Weerman Joop den Tonkelaar van het KNMI in de jaren vijftig voor de TV-camera
In de jaren vijftig en zestig werden de meeste weerpraatjes verzorgd door KNMI-meteoroloog Joop den Tonkelaar (1926-2001). Tussen 1953 en 1968 presenteerde hij liefst 800 weerpraatjes. Zijn aankondigingen deden soms stof opwaaien. Zo vertelde de weerman op zaterdag 26 januari 1963 dat de Noordzee vol lag met ijs, dat door een winddraaiing naar onze kust dreef en een enorme ijsvlakte zou veroorzaken. In het NTS-journaal zei de weerman: "als u iets wilt zien wat u waarschijnlijk nooit meer in uw leven te zien zult krijgen, dan moet u morgen naar de kust gaan".
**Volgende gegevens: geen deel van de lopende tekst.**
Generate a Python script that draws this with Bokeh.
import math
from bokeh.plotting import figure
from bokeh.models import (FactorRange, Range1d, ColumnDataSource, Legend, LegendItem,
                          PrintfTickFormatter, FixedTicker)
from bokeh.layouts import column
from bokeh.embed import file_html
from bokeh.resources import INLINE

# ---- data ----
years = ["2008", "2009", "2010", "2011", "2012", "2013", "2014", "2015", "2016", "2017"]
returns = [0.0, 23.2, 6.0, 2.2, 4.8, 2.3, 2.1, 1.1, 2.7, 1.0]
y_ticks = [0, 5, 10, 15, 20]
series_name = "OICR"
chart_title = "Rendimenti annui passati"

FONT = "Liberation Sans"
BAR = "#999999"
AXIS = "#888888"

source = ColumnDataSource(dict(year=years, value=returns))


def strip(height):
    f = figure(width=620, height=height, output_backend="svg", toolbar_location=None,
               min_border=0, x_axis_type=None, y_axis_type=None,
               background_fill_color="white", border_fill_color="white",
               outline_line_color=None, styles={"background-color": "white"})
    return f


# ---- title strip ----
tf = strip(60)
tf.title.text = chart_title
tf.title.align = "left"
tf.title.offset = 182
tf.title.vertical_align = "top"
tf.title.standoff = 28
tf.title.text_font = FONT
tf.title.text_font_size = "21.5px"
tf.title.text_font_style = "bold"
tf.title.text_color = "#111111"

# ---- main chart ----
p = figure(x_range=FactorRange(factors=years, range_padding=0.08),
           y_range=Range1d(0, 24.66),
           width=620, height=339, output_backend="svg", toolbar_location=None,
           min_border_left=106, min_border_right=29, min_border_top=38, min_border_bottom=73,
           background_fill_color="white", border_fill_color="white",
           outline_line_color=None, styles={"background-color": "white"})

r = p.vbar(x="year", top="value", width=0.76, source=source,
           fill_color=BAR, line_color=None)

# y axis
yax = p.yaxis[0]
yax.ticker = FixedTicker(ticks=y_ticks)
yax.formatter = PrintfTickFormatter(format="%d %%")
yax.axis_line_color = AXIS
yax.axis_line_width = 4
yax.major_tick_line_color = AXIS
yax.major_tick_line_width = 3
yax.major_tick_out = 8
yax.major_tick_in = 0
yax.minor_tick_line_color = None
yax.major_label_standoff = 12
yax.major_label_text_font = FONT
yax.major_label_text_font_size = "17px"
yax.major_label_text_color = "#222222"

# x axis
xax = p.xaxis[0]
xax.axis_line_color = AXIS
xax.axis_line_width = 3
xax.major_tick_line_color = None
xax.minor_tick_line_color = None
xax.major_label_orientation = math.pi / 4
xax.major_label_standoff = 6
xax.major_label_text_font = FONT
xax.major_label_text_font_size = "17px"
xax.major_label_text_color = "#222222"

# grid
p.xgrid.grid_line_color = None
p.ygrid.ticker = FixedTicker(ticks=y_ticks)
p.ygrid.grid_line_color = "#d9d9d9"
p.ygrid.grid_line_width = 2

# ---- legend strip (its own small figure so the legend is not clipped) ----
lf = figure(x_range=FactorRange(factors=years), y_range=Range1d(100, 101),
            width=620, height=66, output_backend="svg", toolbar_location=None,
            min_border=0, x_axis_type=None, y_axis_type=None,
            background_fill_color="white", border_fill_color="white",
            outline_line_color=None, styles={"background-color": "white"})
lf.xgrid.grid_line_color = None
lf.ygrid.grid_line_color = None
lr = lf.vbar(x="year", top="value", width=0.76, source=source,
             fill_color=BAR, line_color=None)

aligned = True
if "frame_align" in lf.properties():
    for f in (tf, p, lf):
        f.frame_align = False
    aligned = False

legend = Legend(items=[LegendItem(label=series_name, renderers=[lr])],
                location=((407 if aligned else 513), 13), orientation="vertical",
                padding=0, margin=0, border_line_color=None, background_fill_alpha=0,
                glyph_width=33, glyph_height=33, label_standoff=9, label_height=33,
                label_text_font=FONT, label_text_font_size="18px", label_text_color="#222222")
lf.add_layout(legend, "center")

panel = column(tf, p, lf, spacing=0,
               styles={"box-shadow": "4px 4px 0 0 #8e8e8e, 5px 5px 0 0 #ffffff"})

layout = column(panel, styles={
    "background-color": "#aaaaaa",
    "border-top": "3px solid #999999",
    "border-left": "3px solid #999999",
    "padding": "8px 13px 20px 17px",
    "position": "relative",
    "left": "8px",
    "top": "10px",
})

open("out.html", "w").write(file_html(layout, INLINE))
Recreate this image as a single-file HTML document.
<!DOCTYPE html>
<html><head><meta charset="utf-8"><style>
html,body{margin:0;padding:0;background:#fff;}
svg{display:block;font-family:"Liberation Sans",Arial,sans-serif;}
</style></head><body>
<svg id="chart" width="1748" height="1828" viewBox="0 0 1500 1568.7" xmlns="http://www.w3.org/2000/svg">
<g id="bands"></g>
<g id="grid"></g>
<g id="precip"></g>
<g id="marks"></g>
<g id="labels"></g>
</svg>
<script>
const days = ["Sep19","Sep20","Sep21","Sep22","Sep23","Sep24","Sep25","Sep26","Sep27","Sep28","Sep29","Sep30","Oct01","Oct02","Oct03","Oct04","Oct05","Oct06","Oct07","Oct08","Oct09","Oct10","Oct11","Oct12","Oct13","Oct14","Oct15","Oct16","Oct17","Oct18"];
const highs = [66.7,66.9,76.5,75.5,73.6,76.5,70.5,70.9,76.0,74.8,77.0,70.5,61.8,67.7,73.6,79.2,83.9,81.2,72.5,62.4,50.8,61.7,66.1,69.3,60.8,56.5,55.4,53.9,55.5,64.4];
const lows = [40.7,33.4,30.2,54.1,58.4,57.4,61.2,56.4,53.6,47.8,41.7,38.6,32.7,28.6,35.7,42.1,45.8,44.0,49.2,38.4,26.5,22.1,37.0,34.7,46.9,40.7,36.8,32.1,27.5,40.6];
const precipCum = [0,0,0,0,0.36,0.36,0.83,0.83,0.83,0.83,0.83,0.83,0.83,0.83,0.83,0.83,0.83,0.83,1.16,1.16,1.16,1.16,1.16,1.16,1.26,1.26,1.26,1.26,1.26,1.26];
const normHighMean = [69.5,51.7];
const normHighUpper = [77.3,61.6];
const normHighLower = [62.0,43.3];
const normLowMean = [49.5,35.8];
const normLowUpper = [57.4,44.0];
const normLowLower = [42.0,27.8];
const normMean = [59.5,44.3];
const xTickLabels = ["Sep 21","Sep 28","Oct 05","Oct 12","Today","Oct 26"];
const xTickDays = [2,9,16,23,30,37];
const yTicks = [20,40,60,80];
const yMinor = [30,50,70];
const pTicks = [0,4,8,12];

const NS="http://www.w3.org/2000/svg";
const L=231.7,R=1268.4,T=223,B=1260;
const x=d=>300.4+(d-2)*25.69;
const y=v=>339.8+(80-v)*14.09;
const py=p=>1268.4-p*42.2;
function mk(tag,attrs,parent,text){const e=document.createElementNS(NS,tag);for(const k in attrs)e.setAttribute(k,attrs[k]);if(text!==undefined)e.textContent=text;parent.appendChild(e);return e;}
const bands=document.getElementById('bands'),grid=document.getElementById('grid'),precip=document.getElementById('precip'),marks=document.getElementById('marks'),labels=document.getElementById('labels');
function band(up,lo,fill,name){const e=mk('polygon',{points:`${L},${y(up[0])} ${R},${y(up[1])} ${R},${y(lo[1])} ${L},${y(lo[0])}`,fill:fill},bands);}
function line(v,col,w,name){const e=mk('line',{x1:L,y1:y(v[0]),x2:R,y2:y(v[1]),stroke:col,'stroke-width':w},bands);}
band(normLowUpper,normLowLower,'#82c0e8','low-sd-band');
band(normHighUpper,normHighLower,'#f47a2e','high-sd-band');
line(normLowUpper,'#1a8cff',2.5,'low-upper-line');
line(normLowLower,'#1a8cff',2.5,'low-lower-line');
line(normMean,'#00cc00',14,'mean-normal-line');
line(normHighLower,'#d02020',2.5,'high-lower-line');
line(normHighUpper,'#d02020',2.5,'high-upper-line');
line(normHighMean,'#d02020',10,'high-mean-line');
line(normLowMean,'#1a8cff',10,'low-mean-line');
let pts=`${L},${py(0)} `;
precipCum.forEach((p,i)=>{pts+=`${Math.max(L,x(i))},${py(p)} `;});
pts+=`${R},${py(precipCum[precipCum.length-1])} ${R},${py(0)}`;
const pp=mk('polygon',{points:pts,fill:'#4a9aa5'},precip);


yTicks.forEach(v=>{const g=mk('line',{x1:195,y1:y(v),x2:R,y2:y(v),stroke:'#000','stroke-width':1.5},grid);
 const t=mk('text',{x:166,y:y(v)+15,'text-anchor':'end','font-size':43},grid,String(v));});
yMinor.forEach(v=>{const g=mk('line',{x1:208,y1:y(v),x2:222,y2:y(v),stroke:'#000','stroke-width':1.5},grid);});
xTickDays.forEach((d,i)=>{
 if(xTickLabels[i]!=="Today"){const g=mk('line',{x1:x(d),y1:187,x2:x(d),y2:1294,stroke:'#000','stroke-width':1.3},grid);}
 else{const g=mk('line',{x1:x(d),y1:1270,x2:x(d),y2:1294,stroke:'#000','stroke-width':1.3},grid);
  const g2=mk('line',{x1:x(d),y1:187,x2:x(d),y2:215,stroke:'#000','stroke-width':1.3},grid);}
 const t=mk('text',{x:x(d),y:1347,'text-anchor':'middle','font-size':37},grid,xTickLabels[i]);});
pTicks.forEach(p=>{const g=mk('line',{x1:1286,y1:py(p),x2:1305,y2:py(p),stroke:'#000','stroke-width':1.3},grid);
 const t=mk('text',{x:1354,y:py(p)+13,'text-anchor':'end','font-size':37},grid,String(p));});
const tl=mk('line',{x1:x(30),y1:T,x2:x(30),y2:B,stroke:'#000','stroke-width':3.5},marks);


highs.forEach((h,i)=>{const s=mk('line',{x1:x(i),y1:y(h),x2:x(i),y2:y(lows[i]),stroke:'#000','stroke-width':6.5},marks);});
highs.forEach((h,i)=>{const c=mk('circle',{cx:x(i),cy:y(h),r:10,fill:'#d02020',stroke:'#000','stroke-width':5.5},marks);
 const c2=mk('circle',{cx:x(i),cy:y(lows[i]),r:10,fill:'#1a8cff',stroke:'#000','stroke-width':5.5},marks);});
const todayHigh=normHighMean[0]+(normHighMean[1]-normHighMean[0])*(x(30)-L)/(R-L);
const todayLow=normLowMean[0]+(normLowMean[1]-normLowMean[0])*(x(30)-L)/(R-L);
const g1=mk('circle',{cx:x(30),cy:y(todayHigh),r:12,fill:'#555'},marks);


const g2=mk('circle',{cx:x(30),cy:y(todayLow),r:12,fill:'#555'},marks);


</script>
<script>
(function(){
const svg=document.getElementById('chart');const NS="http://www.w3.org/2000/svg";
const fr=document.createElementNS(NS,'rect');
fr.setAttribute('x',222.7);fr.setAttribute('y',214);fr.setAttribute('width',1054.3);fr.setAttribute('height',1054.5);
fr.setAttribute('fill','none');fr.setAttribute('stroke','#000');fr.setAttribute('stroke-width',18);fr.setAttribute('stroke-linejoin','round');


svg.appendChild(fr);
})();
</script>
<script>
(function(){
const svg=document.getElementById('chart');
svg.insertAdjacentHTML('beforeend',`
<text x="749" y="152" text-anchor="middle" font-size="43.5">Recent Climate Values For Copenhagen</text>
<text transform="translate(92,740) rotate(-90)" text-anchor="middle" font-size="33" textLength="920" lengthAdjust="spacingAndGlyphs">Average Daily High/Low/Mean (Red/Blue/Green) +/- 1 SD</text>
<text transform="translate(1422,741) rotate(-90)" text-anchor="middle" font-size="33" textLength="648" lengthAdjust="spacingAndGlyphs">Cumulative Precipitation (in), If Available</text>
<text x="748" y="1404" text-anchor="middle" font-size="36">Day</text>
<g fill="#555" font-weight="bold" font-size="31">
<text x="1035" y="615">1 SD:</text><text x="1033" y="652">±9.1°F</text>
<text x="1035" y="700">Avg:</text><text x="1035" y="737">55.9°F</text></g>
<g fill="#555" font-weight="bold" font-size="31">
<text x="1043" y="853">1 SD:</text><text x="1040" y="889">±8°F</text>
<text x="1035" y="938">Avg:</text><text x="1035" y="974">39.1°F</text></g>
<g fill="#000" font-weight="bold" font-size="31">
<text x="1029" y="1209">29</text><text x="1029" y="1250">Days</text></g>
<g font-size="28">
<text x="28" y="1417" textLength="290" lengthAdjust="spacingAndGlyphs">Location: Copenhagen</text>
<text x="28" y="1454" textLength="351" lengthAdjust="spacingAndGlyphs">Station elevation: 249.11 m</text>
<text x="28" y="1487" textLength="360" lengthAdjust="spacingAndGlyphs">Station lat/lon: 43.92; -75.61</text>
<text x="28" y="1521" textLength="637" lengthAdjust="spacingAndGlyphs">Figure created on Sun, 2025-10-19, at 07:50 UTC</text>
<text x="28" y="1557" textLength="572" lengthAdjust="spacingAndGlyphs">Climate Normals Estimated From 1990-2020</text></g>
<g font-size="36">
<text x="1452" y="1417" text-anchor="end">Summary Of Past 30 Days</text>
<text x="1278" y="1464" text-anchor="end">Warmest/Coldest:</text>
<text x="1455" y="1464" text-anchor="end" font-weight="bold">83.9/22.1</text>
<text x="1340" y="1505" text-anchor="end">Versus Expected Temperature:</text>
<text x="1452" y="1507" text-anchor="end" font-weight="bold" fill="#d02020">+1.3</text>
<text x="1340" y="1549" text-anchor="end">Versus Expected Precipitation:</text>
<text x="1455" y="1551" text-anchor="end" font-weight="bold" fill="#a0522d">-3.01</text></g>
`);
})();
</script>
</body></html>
In 1968 verdwenen de weermannen van het scherm en presenteerde de nieuwslezer het weerbericht. De weerkaart werd in de jaren vanuit De Bilt naar Hilversum doorgeseind, zodat de informatie altijd actueel was. Vooral weeramateurs uitten eind jaren zeventig hun ontevredenheid: zij wilden de weermannen terug op tv. In 1982 keerde de weerman van het KNMI terug op het scherm, eerst alleen in het late NOS-journaal, maar vanaf 1988 ook in het 8-uur journaal. Begin jaren negentig begon Véronique, later RTL 4, met een uitgebreid weerbericht in aansluiting op het nieuws. Later volgde ook SBS met een weerpresentatie waarin de weerman dagelijks vanaf een wisselende plek in het land het weer presenteert. Tegenwoordig zijn dagelijks verschillende weerkundigen te zien op televisie. Verschillende omroepen beschikken over een eigen weerredactie die de presentaties verzorgt. Daarbij worden presentatiesystemen gebruikt waarmee de weerinformatie ook driedimensionaal in beeld wordt gebracht. Naast de informatie op weerkaarten, satellietfoto's en radarbeelden wordt ook gebruik gemaakt van foto's en filmbeelden om het weer zo dicht mogelijk bij de belevingswereld van het publiek te brengen.